Many people used to consider collector cars an investment, similar to pieces of art and rare jewelry. But in the past decade this market has demonstrated unusually high volatility. Prices on classic autos dropped sharply following the 2008 financial crisis only to reach new record highs by 2015. At that time many potential buyers started questioning whether such a rise was a sign of a market bubble. They were right– the collector car bubble did indeed burst, along with art and other high-ticket commodities in the luxury goods segment, as well as high-priced real estate.
Collector car prices
Hagerty, the collector car insurance and valuation company, has reported a 0.2% gain in prices of classic cars valued under $100,000 and a 0.5% increase in the more expensive segment. According to Dave Kinney, publisher of Hagerty Price Guide, there is a clear shift of interest toward affordable classic cars, while buyers of top-tier vehicles are becoming more discerning and selective.
However, it’s hard to judge collector cars as a market in general, because of the wide range of vehicles considered ‘classics.’ For example, there are clearly different types of buyers looking for a 1980 Mazda RX-7 worth around $5,000, and a 1970 Plymouth Superbird that resells for $230,000. Not to mention truly exceptional cars valued well above $1 million.
Defining a ‘classic car’
There is no clear definition of what makes a car a ‘classic’. People usually rely on common sense or ‘gut instinct’ when determining whether the vehicle belongs to this category. The Telegraph’s correspondent Ed Wiseman suggests we consider classic any car that is older than 15 years and holds a value above 15,000 British pounds ($19,500). Although this perspective makes sense, laws in many U.S. states require a vehicle to be older than 25 years to be considered ‘classic’ for taxation purposes (those over 100 are regarded as ‘antique’)
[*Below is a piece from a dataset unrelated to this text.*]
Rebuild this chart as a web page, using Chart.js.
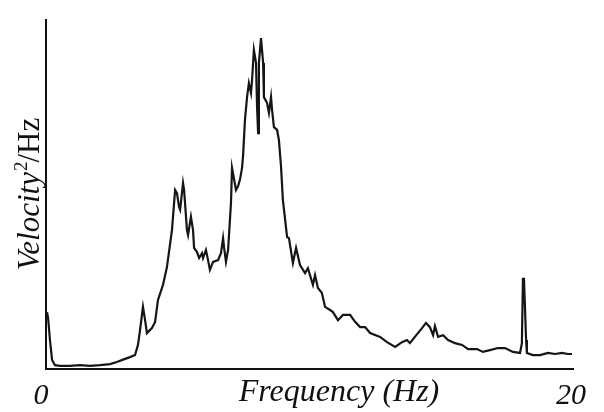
<!DOCTYPE html>
<html>
<head>
<meta charset="utf-8">
<script src="https://cdn.jsdelivr.net/npm/chart.js@4.4.1/dist/chart.umd.min.js"></script>
<style>
html,body{margin:0;padding:0;background:#fff;}
#wrap{width:604px;height:412px;position:relative;}
</style>
</head>
<body>
<div id="wrap"><canvas id="c" width="604" height="412"></canvas></div>
<script>
// Frequency (Hz) of each sample
const freqHz = [0.04,0.08,0.15,0.23,0.34,0.53,0.91,1.29,1.67,2.05,2.43,2.69,3.00,3.19,3.38,3.49,3.57,3.68,3.76,3.83,3.95,4.02,4.14,4.25,4.44,4.59,4.78,4.90,4.97,5.05,5.09,5.20,5.24,5.35,5.39,5.50,5.58,5.62,5.73,5.81,5.92,5.96,6.07,6.15,6.22,6.34,6.53,6.64,6.72,6.76,6.83,6.91,7.02,7.06,7.13,7.21,7.29,7.36,7.44,7.48,7.55,7.63,7.70,7.78,7.82,7.89,7.97,8.01,8.05,8.08,8.16,8.24,8.27,8.39,8.46,8.54,8.58,8.65,8.77,8.84,8.92,8.99,9.15,9.22,9.37,9.49,9.64,9.83,9.94,10.13,10.21,10.32,10.47,10.59,10.78,10.89,11.08,11.27,11.54,11.73,11.92,12.11,12.30,12.68,12.94,13.25,13.51,13.70,13.81,14.00,14.27,14.42,14.57,14.69,14.76,14.88,15.07,15.26,15.52,15.79,16.02,16.36,16.58,16.85,17.15,17.42,17.72,17.99,18.06,18.10,18.14,18.22,18.25,18.48,18.75,19.05,19.32,19.58,19.81,19.96];
// Velocity^2/Hz (arbitrary units, 0-100)
const psd = [16.3,14.6,8.3,2.6,1.1,0.9,0.9,1.1,0.9,1.1,1.4,2.0,2.9,3.4,4.0,6.9,11.2,17.8,14.0,10.3,11.2,11.7,13.5,19.8,24.1,29.2,39.8,51.3,50.4,46.4,45.6,53.3,51.3,39.8,38.4,43.6,39.8,34.7,33.5,31.8,33.2,31.8,34.1,31.2,28.4,30.7,31.2,33.2,37.5,34.7,30.7,34.1,47.6,57.6,54.7,51.3,52.4,54.2,57.6,61.3,71.3,77.9,81.9,79.1,82.8,91.4,87.7,75.1,67.6,87.7,94.8,87.7,77.9,76.2,73.4,77.9,74.2,69.3,68.5,65.6,57.9,48.4,37.8,37.5,30.4,34.7,29.8,27.5,28.9,24.1,26.9,23.2,21.8,17.8,16.9,16.3,14.0,15.5,15.5,13.5,12.0,12.0,10.3,9.2,7.7,6.3,7.7,8.3,7.4,9.2,11.7,13.2,12.0,9.7,12.3,9.2,9.7,8.3,7.4,6.9,5.7,5.7,4.9,5.4,6.0,6.0,4.9,4.6,7.4,25.8,25.8,8.3,4.6,4.0,4.0,4.6,4.3,4.6,4.3,4.3];
const xTickLabels = [[0,'0'],[20,'20']];
const xTitle = 'Frequency (Hz)';
const yTitleParts = ['Velocity','2','/Hz'];

const points = freqHz.map((f,i)=>({x:f,y:psd[i]}));

const textPlugin = {
  id:'texts',
  afterDraw(chart){
    const ctx = chart.ctx, xs = chart.scales.x;
    ctx.save();
    ctx.fillStyle = '#111';
    ctx.textBaseline = 'alphabetic';
    ctx.textAlign = 'center';
    ctx.font = 'italic 30px "Liberation Serif"';
    xTickLabels.forEach(([v,t])=>{
      ctx.fillText(t, xs.getPixelForValue(v) + (v===0?-5:-2), 404);
    });
    ctx.font = 'italic 32px "Liberation Serif"';
    ctx.fillText(xTitle, 339, 401);
    // y title rotated
    ctx.translate(39, 194);
    ctx.rotate(-Math.PI/2);
    ctx.font = 'italic 31px "Liberation Serif"';
    const w1 = ctx.measureText(yTitleParts[0]).width;
    ctx.font = '19px "Liberation Serif"';
    const w2 = ctx.measureText(yTitleParts[1]).width;
    ctx.font = '31px "Liberation Serif"';
    const w3 = ctx.measureText(yTitleParts[2]).width;
    let x0 = -(w1+w2+w3)/2;
    ctx.textAlign = 'left';
    ctx.font = 'italic 31px "Liberation Serif"';
    ctx.fillText(yTitleParts[0], x0, 0);
    ctx.font = '19px "Liberation Serif"';
    ctx.fillText(yTitleParts[1], x0+w1+1, -12);
    ctx.font = '31px "Liberation Serif"';
    ctx.fillText(yTitleParts[2], x0+w1+w2, 0);
    ctx.restore();
  }
};

new Chart(document.getElementById('c'), {
  type:'line',
  data:{datasets:[{data:points,borderColor:'#151515',borderWidth:2.2,pointRadius:0,tension:0,fill:false}]},
  options:{
    responsive:false,animation:false,
    layout:{padding:{left:46,right:31,top:20,bottom:43}},
    plugins:{legend:{display:false},tooltip:{enabled:false}},
    scales:{
      x:{type:'linear',min:0,max:20,
         grid:{display:false,drawTicks:false},
         border:{display:true,color:'#111',width:2},
         ticks:{display:false}},
      y:{min:0,max:100,
         grid:{display:false,drawTicks:false},
         border:{display:true,color:'#111',width:2},
         ticks:{display:false}}
    }
  },
  plugins:[textPlugin]
});
</script>
</body>
</html>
Wikipedia suggests the following definition: “(An) older car with enough historical interest to be collectable and worth preserving or restoring rather than scrapping.” From my viewpoint, a vehicle has much higher potential to become a classic if it was produced during short periods of time and/or in limited quantities. For example, a standard BMW 3-series from the ‘80s definitely has historical interest, but it is very unlikely to hold value because those vehicles have been in mass production and many can still be seen on the road (they currently resell on craigslist for $2,000 – $3,000). But the sport modification version BMW E30 M3 (1986-1991), only 17,970 units of which were built, is now valued well over $30,000.
Future ‘classics’–cars that might increase in value
Collector cars don’t just emerge out of nowhere. Most of them are cars that hold value throughout the years, and could significantly appreciate in price over the next decades. It is relatively easy to spot future classics following the guidelines mentioned above. To maximize potential ROI, I would lower Ed Wiseman’s price barrier to over $10,000 and move the vehicle’s age requirements back closer to 25 years (let’s search for cars between 1992 to 1997).
Potential collector cars that may or may not make a good investment:
- Acura NSX (first generation). This vehicle is already considered a modern classic and is listed for sale for $50,000.
- Mercedes 500E. This is the top version of W124 which was produced from 1989 to 1995. Only 10,479 were built and sold worldwide.
- BMW M3 E36. Despite a large increase in production numbers (70,000 of these vehicles were built from 1992 to 1999), these cars still hold their value. In order to buy a true gem, look for one of the limited edition or special versions such as European BMW M3 GT, only 356 of which were built, or American M3 Lightweight.
- Mustang SVT Cobra. SVT Cobra is a high performance version of the Ford Mustang, the first two generations of which were built in very small quantities.
- Nissan 300 ZX. This car already has some value and its 1993 version resells at $12,000. However, with 164,000 cars produced during 11 years this model is far from rare and is less likely to become more expensive in the next decade.
Limited edition and premium versions of popular cars tend to appreciate in price over time, but for older vehicles the condition of the car is also very important in determining their value. For any investment in a collector car to remain profitable, the owner has to take good care of it and maintain it properly. Despite the recent ups and downs of this market in general, there will always be demand for the ‘unicorns’–rare cars in perfect condition.